> Requirement:
Exactly the lines from the start of the data below through the line that contains "import pandas as pd" are to be copied, with pictures left out.

########

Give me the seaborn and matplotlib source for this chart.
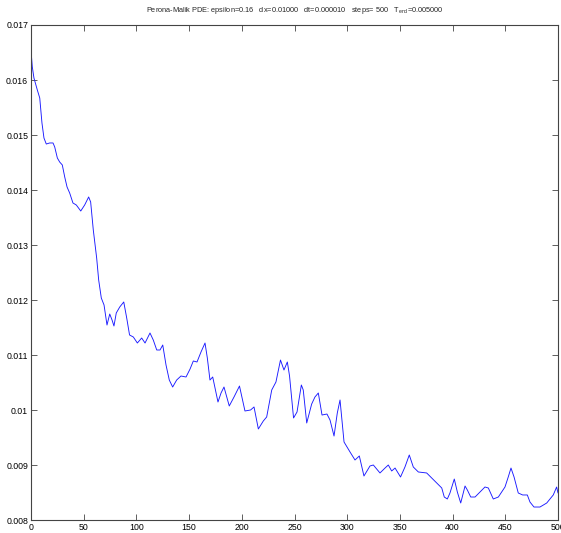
import matplotlib
matplotlib.use("Agg")
import matplotlib.pyplot as plt
import seaborn as sns
import pandas as pd

# Data
step = [0.0, 1.2, 2.8, 6.0, 8.3, 10.4, 12.3, 14.5, 17.7, 20.9, 22.5, 25.0, 27.2, 29.7,
        32.0, 34.2, 36.7, 39.8, 43.0, 47.2, 50.9, 54.7, 56.6, 59.1, 62.3, 64.2, 66.7,
        69.3, 72.1, 74.7, 76.9, 78.7, 80.9, 84.2, 88.0, 90.8, 93.5, 97.1, 100.9, 105.0,
        108.2, 112.9, 116.0, 119.3, 122.4, 125.0, 128.1, 131.2, 134.4, 138.2, 142.3,
        147.1, 150.9, 154.0, 157.5, 161.3, 165.1, 167.3, 169.8, 172.4, 174.6, 177.4,
        180.3, 183.1, 186.0, 188.1, 192.6, 197.8, 203.0, 208.3, 211.6, 215.7, 220.4,
        223.6, 228.4, 232.4, 236.7, 240.0, 243.2, 245.3, 249.1, 252.4, 256.5, 258.3,
        261.6, 266.3, 269.4, 272.6, 276.1, 280.8, 283.7, 287.5, 290.6, 293.2, 297.0,
        302.7, 307.4, 311.5, 315.9, 321.6, 324.8, 331.1, 335.9, 339.0, 342.2, 345.4,
        350.6, 354.8, 358.9, 362.7, 367.5, 375.4, 380.2, 384.9, 389.7, 392.1, 395.0,
        397.5, 401.6, 404.5, 407.7, 411.8, 414.0, 417.2, 421.3, 426.0, 430.7, 433.9,
        438.6, 443.4, 449.7, 452.8, 455.4, 458.3, 462.3, 466.5, 470.9, 473.4, 477.2,
        482.9, 489.3, 495.5, 498.7, 500.0]
value = [0.016545, 0.016242, 0.016036, 0.015818, 0.015673, 0.015218, 0.014945, 0.014836,
         0.014855, 0.014855, 0.014782, 0.014582, 0.014509, 0.014455, 0.014236, 0.014055,
         0.013945, 0.013764, 0.013727, 0.013618, 0.013727, 0.013873, 0.013782, 0.013273,
         0.012764, 0.012364, 0.012036, 0.011909, 0.011545, 0.011745, 0.011636, 0.011527,
         0.011764, 0.011873, 0.011964, 0.011673, 0.011364, 0.011327, 0.011218, 0.011309,
         0.011218, 0.011400, 0.011273, 0.011091, 0.011091, 0.011182, 0.010818, 0.010545,
         0.010418, 0.010545, 0.010618, 0.010600, 0.010745, 0.010891, 0.010873, 0.011055,
         0.011218, 0.010945, 0.010545, 0.010600, 0.010400, 0.010145, 0.010309, 0.010418,
         0.010218, 0.010073, 0.010236, 0.010436, 0.009982, 0.010000, 0.010055, 0.009655,
         0.009800, 0.009873, 0.010364, 0.010509, 0.010909, 0.010727, 0.010873, 0.010618,
         0.009855, 0.009964, 0.010455, 0.010364, 0.009764, 0.010109, 0.010236, 0.010309,
         0.009909, 0.009927, 0.009818, 0.009527, 0.009945, 0.010182, 0.009418, 0.009236,
         0.009091, 0.009164, 0.008800, 0.008982, 0.009000, 0.008855, 0.008945, 0.009000,
         0.008891, 0.008945, 0.008782, 0.008964, 0.009182, 0.008964, 0.008873, 0.008855,
         0.008764, 0.008673, 0.008582, 0.008418, 0.008382, 0.008491, 0.008745, 0.008509,
         0.008309, 0.008618, 0.008545, 0.008418, 0.008418, 0.008509, 0.008600, 0.008582,
         0.008382, 0.008418, 0.008600, 0.008782, 0.008945, 0.008782, 0.008491, 0.008455,
         0.008455, 0.008327, 0.008236, 0.008236, 0.008309, 0.008455, 0.008600, 0.008491]

x_ticks = [0, 50, 100, 150, 200, 250, 300, 350, 400, 450, 500]
y_ticks = [0.008, 0.009, 0.010, 0.011, 0.012, 0.013, 0.014, 0.015, 0.016, 0.017]
y_tick_labels = ["0.008", "0.009", "0.01", "0.011", "0.012", "0.013", "0.014",
                 "0.015", "0.016", "0.017"]
title = ("Perona-Malik PDE: epsilon=0.16   dx=0.01000   dt=0.000010   steps= 500   "
         r"T$_{\mathrm{end}}$=0.005000")

sns.set_style("white")
plt.rcParams["font.family"] = ["Liberation Sans", "DejaVu Sans"]
plt.rcParams["mathtext.fontset"] = "custom"
plt.rcParams["mathtext.rm"] = "Liberation Sans"

df = pd.DataFrame({"step": step, "value": value})

fig = plt.figure(figsize=(5.61, 5.33), dpi=100)
ax = fig.add_axes([31 / 561, 13 / 533, 527 / 561, 495 / 533])
sns.lineplot(data=df, x="step", y="value", ax=ax, color="#1a1aff", linewidth=0.65,
             sort=False)

ax.set_xlim(0, 500)
ax.set_ylim(0.008, 0.017)
ax.set_xticks(x_ticks)
ax.set_yticks(y_ticks)
ax.set_yticklabels(y_tick_labels)
ax.set_xlabel("")
ax.set_ylabel("")
ax.tick_params(direction="in", length=4, width=0.6, color="#444444",
               labelsize=6.3, pad=2, top=True, right=True,
               bottom=True, left=True, labelcolor="black")
for s in ax.spines.values():
    s.set_color("#444444")
    s.set_linewidth(0.8)
    s.set_visible(True)
ax.set_title(title, fontsize=5.3, pad=9)

fig.savefig("out.png", dpi=100, facecolor="white")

########

> Task output:
Give me the seaborn and matplotlib source for this chart.
import matplotlib
matplotlib.use("Agg")
import matplotlib.pyplot as plt
import seaborn as sns
import pandas as pd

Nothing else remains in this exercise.